Longstreet, who says that she is a former member of the St. Johns Cultural Council, was asked how she felt about their use of the WPA building at the beach pier. According to published reports, the County’s official arts agency has not received the grant funding that it had hoped for to remodel the City owned building; which they rent.
We pressed Longstreet for an answer as to how she would vote if, hypothetically, the Cultural Council came to the commission if they determined that they could no longer finance the operation of the beach facility as a renter and that they could only continue if the Beach agreed to sell them the building. Longstreet’s reaction was to say “no, that’s one of our most historic buildings.”
So, we posed a different hypothetical. “If the Cultural Council decided to relocate elsewhere if you wouldn’t sell them the building, would you support giving them free rent or allowing the City to subsidize them financially in order to keep them in the building?” Longstreet said she would have to talk to her constituents before she could make a decision like that.

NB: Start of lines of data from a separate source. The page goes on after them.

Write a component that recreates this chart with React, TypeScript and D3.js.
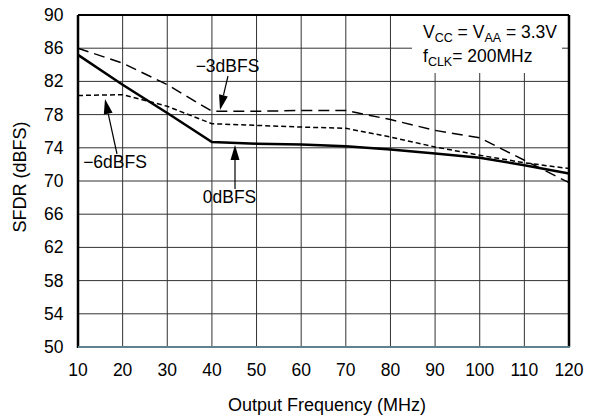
import React from "react";
import * as d3 from "d3";

const freqs = [10, 20, 30, 40, 50, 60, 70, 80, 90, 100, 110, 120];
const sfdr0 = [85.2, 81.6, 78.2, 74.7, 74.5, 74.4, 74.2, 73.8, 73.3, 72.8, 71.9, 70.9];
const sfdr3 = [86.0, 84.2, 81.6, 78.4, 78.4, 78.5, 78.5, 77.4, 76.1, 75.2, 72.5, 69.8];
const sfdr6 = [80.3, 80.4, 79.0, 76.9, 76.7, 76.5, 76.35, 75.3, 74.1, 73.1, 72.2, 71.5];
const xTicks = [10, 20, 30, 40, 50, 60, 70, 80, 90, 100, 110, 120];
const yTicks = [50, 54, 58, 62, 66, 70, 74, 78, 82, 86, 90];

const W = 589, H = 417;
const L = 78, R = 569, T = 15, B = 347;
const FONT = "Arial, 'Liberation Sans', Helvetica, sans-serif";
const FS = 17.5;

export default function App() {
  const x = d3.scaleLinear().domain([10, 120]).range([L, R]);
  const y = d3.scaleLinear().domain([50, 90]).range([B, T]);
  const line = d3.line<number>().x((_, i) => x(freqs[i])).y((d) => y(d));

  const arrow = (x1: number, y1: number, x2: number, y2: number, key: string) => {
    const ang = Math.atan2(y2 - y1, x2 - x1);
    const len = 15, hw = 4.5;
    const bx = x2 - len * Math.cos(ang), by = y2 - len * Math.sin(ang);
    const px = -Math.sin(ang) * hw, py = Math.cos(ang) * hw;
    return (
      <g key={key}>
        <line x1={x1} y1={y1} x2={bx} y2={by} stroke="#000" strokeWidth={1.2} />
        <polygon points={`${x2},${y2} ${bx + px},${by + py} ${bx - px},${by - py}`} fill="#000" />
      </g>
    );
  };

  return (
    <svg width={W} height={H} style={{ position: "absolute", left: 0, top: 0, background: "#fff" }} fontFamily={FONT}>
      <rect x={0} y={0} width={W} height={H} fill="#fff" />
      {xTicks.map((t) => (
        <line key={"gx" + t} x1={x(t)} x2={x(t)} y1={T} y2={B} stroke="#333" strokeWidth={1} />
      ))}
      {yTicks.map((t) => (
        <line key={"gy" + t} x1={L} x2={R} y1={y(t)} y2={y(t)} stroke="#333" strokeWidth={1} />
      ))}
      <rect x={412} y={T + 1} width={150} height={57} fill="#fff" />
      <text x={423} y={38} fontSize={FS} fill="#000">
        V<tspan fontSize={12.5} dy={4}>CC</tspan>
        <tspan dy={-4}> = V</tspan>
        <tspan fontSize={12.5} dy={4}>AA</tspan>
        <tspan dy={-4}> = 3.3V</tspan>
      </text>
      <text x={423} y={62} fontSize={FS} fill="#000">
        f<tspan fontSize={12.5} dy={4}>CLK</tspan>
        <tspan dy={-4}>= 200MHz</tspan>
      </text>
      <path d={line(sfdr3) || ""} fill="none" stroke="#000" strokeWidth={1.5} strokeDasharray="11,6" />
      <path d={line(sfdr6) || ""} fill="none" stroke="#000" strokeWidth={1.5} strokeDasharray="5,3" />
      <path d={line(sfdr0) || ""} fill="none" stroke="#000" strokeWidth={2.5} />
      <line x1={L} x2={R} y1={T} y2={T} stroke="#000" strokeWidth={2} />
      <line x1={R} x2={R} y1={T} y2={B} stroke="#000" strokeWidth={2.5} />
      <line x1={L} x2={L} y1={T} y2={B + 1} stroke="#000" strokeWidth={2.5} />
      <line x1={L} x2={R + 1} y1={B} y2={B} stroke="#5f8290" strokeWidth={2} />
      <text x={227.5} y={72} fontSize={FS} textAnchor="middle">−3dBFS</text>
      {arrow(228, 76, 220, 110, "a3")}
      <text x={115} y={168} fontSize={FS} textAnchor="middle">−6dBFS</text>
      {arrow(117, 154, 105, 99, "a6")}
      <text x={229.5} y={203} fontSize={FS} textAnchor="middle">0dBFS</text>
      {arrow(235, 189, 235, 145, "a0")}
      {yTicks.map((t) => (
        <text key={"yl" + t} x={63.5} y={y(t) + 6} fontSize={FS} textAnchor="end">{t}</text>
      ))}
      {xTicks.map((t) => (
        <text key={"xl" + t} x={x(t)} y={376} fontSize={FS} textAnchor="middle">{t}</text>
      ))}
      <text x={327} y={411} fontSize={18} textAnchor="middle">Output Frequency (MHz)</text>
      <text transform="translate(26,177) rotate(-90)" fontSize={18} textAnchor="middle">SFDR (dBFS)</text>
    </svg>
  );
}
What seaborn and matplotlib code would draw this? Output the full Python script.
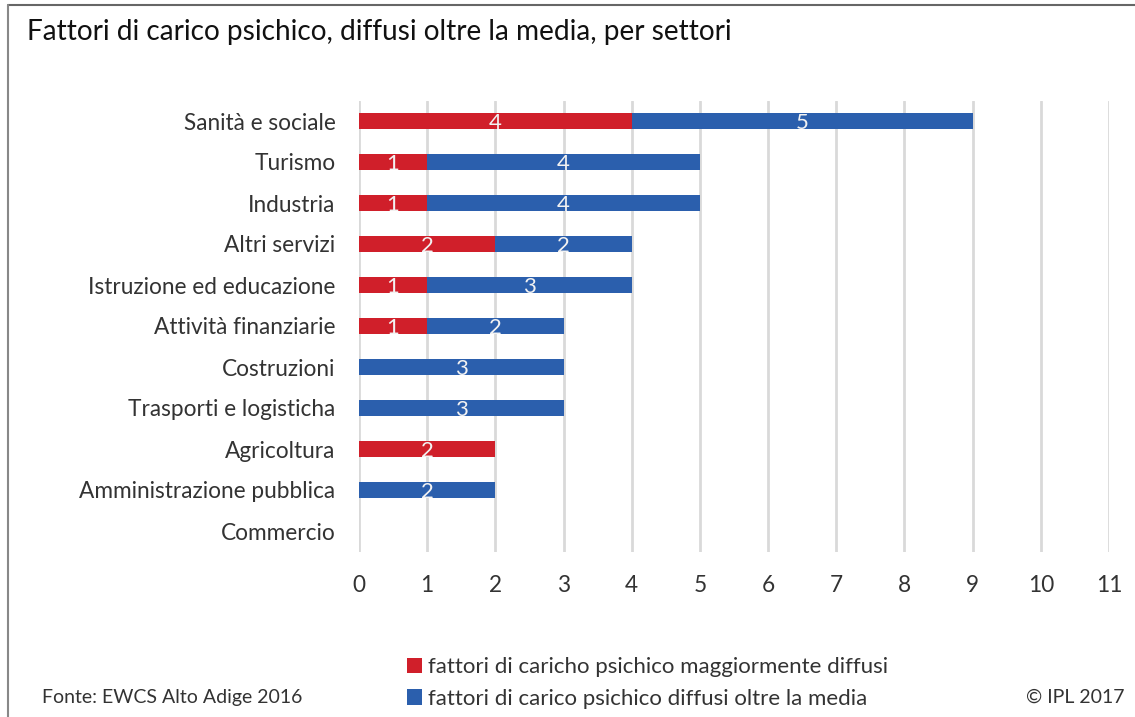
import matplotlib
matplotlib.use("Agg")
import matplotlib.pyplot as plt
from matplotlib.lines import Line2D
from matplotlib.patches import Patch
import seaborn as sns
import pandas as pd

categories = ["Sanità e sociale", "Turismo", "Industria", "Altri servizi",
              "Istruzione ed educazione", "Attività finanziarie", "Costruzioni",
              "Trasporti e logisticha", "Agricoltura", "Amministrazione pubblica",
              "Commercio"]
red_values = [4, 1, 1, 2, 1, 1, 0, 0, 2, 0, 0]
blue_values = [5, 4, 4, 2, 3, 2, 3, 3, 0, 2, 0]
series_names = ["fattori di caricho psichico maggiormente diffusi",
                "fattori di carico psichico diffusi oltre la media"]
x_ticks = list(range(0, 12))

RED = "#D01F2A"
BLUE = "#2B5FAD"
FONT = ["Lato", "DejaVu Sans"]

sns.set_theme(style="white")
plt.rcParams["font.family"] = FONT

df = pd.DataFrame({"cat": categories, "red": red_values, "blue": blue_values})
df["total"] = df["red"] + df["blue"]

fig = plt.figure(figsize=(11.35, 7.17), dpi=100)
ax = fig.add_axes([359 / 1135, 1 - 551.5 / 717, (1109 - 359) / 1135, (551.5 - 100.5) / 717])

for x in x_ticks:
    ax.axvline(x, color="#D9D9D9", lw=2, zorder=0)

sns.barplot(data=df, x="total", y="cat", color=BLUE, width=0.4, ax=ax,
            saturation=1, zorder=2, linewidth=0)
sns.barplot(data=df, x="red", y="cat", color=RED, width=0.4, ax=ax,
            saturation=1, zorder=3, linewidth=0)

for i, (r, b) in enumerate(zip(red_values, blue_values)):
    if r > 0:
        ax.text(r / 2, i + 0.04, str(r), ha="center", va="center", color="#F2F2F2",
                fontsize=16, zorder=5)
    if b > 0:
        ax.text(r + b / 2, i + 0.04, str(b), ha="center", va="center", color="#F2F2F2",
                fontsize=16, zorder=5)

ax.set_xlim(0, 11)
ax.set_ylim(10.5, -0.5)
ax.set_xticks(x_ticks)
ax.set_xlabel("")
ax.set_ylabel("")
for s in ax.spines.values():
    s.set_visible(False)
ax.tick_params(axis="y", length=0, pad=17, labelsize=16.3, labelcolor="#333333")
ax.tick_params(axis="x", length=0, pad=17, labelsize=16.3, labelcolor="#333333")

fig.text(27 / 1135, 1 - 32 / 717, "Fattori di carico psichico, diffusi oltre la media, per settori",
         fontsize=20.2, color="#111111", va="center", ha="left")

# legend
handles = [Patch(facecolor=RED, edgecolor="none"), Patch(facecolor=BLUE, edgecolor="none")]
leg = fig.legend(handles, series_names, loc="center left",
                 bbox_to_anchor=(398 / 1135, 1 - 683 / 717), frameon=False,
                 fontsize=16, handlelength=0.7, handleheight=0.7,
                 handletextpad=0.25, labelspacing=0.5, borderaxespad=0)
for t in leg.get_texts():
    t.set_color("#333333")

fig.text(42 / 1135, 1 - 697 / 717, "Fonte: EWCS Alto Adige 2016", fontsize=14,
         color="#333333", va="center", ha="left")
fig.text(1125 / 1135, 1 - 697 / 717, "© IPL 2017", fontsize=14,
         color="#333333", va="center", ha="right")

# border lines
fig.add_artist(Line2D([8 / 1135, 1], [1 - 5 / 717, 1 - 5 / 717], transform=fig.transFigure,
                      color="#666666", lw=1.5))
fig.add_artist(Line2D([8 / 1135, 8 / 1135], [0, 1 - 5 / 717], transform=fig.transFigure,
                      color="#888888", lw=1.5))

fig.savefig("out.png", dpi=100)
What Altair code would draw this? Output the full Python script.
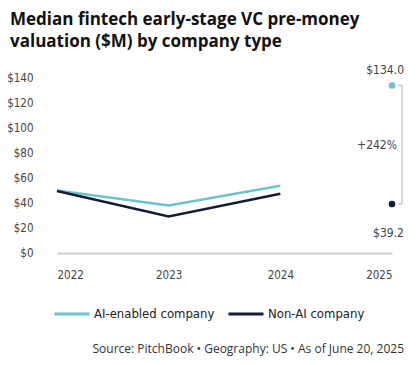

“I don’t want to say anything negative about the Cultural Council,” Longstreet said. We tossed out a couple of other issues like weekly garbage collection and the ongoing conflict between fishermen and surfers for space around the beach pier — again she said she wouldn’t make decisions on issues like those.
Longstreet does say, “I am Chair person of the Saint Augustine Beach Beautification Committee, Tree Board and Art in Public Places and have organized the Saint Augustine Beach Arbor Day Celebration for the last three years.”
Longstreet says it’s most important to have good intentions if you want to serve as a Beach commissioner. She says that a vote for her is a vote for community and family values.